Danielle Simpson, England
Be flexible – it’s going to be different, so make that part of the fun and adventure, but also take a few essentials with you. Whether it’s a CD of Christmas carols, personal stockings, special food or fun games – ask each member of the family what most matters to them, pack it and take it with you. Whether you’re staying with relatives, on holiday in the sun or tucked in a log cabin in the middle of nowhere, you’ll have something of Christmas at home with you. If you’re away from family, set up in advance what time and how you’re going to have a video call with them over Christmas, so they’ll be with you too.
Susanna Callaghan, North Wales
Planning ahead for Christmas day can make the difference between a banquet and sandwiches for Christmas dinner.

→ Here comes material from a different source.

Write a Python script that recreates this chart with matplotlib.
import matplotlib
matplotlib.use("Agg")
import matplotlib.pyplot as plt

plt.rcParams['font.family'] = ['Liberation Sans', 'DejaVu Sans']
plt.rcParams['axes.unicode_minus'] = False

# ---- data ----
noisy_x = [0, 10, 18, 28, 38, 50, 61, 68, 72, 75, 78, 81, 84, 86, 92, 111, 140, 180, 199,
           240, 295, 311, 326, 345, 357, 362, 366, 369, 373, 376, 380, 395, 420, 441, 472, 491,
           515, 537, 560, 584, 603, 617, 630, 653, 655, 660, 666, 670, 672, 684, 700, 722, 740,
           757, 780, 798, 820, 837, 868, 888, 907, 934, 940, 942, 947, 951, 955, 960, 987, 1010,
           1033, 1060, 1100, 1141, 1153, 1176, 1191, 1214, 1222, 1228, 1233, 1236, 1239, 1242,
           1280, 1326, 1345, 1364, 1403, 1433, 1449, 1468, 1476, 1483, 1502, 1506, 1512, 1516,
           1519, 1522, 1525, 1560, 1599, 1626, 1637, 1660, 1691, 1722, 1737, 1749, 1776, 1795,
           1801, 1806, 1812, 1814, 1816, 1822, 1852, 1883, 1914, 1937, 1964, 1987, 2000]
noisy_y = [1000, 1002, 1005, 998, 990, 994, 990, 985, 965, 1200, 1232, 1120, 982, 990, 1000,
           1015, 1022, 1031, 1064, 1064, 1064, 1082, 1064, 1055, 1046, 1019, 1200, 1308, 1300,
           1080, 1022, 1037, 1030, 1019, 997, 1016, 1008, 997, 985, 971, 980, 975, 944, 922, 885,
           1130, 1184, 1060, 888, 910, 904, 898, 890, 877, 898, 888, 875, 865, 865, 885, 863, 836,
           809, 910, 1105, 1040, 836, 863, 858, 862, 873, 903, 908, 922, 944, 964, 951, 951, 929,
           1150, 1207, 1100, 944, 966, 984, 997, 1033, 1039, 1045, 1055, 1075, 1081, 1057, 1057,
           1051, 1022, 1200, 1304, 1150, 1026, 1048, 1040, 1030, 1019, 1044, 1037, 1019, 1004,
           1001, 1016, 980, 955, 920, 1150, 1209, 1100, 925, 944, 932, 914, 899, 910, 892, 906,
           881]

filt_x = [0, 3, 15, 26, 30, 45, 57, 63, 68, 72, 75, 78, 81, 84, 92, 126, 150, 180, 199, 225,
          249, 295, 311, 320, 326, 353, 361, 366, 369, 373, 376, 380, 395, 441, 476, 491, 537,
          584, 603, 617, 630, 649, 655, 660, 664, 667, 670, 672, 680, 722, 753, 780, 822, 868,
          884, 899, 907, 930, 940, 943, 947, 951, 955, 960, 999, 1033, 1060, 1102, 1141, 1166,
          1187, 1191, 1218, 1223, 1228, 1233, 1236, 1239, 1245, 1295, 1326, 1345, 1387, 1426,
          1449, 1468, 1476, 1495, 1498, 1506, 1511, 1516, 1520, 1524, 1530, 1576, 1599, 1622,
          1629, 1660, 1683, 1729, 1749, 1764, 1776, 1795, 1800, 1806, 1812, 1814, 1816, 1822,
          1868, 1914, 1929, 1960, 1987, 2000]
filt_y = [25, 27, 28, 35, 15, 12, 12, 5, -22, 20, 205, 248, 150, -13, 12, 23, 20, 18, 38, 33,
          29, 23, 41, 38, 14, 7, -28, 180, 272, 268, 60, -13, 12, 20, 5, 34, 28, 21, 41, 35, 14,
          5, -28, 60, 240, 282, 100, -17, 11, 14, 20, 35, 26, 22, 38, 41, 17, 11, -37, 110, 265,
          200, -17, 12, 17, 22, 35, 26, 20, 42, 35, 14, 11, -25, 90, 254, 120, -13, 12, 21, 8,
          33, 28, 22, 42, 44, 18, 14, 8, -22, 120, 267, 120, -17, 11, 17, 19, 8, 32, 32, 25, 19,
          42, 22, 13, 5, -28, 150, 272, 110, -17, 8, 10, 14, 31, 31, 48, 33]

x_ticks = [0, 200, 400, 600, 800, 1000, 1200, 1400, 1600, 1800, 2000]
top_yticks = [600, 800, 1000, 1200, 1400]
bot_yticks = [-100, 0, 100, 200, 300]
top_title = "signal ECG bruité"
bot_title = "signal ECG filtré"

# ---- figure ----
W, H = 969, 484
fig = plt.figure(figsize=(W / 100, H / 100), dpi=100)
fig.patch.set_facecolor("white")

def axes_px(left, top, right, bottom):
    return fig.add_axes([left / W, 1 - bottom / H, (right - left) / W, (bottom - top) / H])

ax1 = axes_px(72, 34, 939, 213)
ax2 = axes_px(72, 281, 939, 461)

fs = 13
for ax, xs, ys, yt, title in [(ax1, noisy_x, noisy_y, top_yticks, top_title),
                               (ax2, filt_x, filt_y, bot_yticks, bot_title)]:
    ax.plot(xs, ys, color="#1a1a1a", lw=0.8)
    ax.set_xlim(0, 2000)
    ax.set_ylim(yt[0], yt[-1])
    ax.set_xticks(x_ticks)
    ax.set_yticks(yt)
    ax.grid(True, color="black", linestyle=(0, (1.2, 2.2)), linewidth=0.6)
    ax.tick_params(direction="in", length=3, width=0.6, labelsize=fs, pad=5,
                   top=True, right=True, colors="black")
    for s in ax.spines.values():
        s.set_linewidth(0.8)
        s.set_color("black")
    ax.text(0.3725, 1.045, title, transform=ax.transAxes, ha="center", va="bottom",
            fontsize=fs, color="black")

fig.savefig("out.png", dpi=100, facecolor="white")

When having Christmas in Italy we researched the local supermarkets before arriving so we knew exactly where to go, how long it would take. We even checked opening times! This meant that we could plan our shopping trip at the right time of day. We took only a few presents, but then got a few smaller items when we were there. We had a list of things we needed to get and also a back up plan in the event that we couldn’t get certain items, which took the stress out of the Christmas food shop and made sure everyone was catered for. We took a few classic British snacks with us, like KP nuts and Twiglets, so we also had a few home comforts, but buying the main bulk of food from local markets meant we had fresh food and were well prepared for the cooking part. We made sure that we kept busy, made plans and had lots of games to play to keep everyone occupied and feeling comfortable.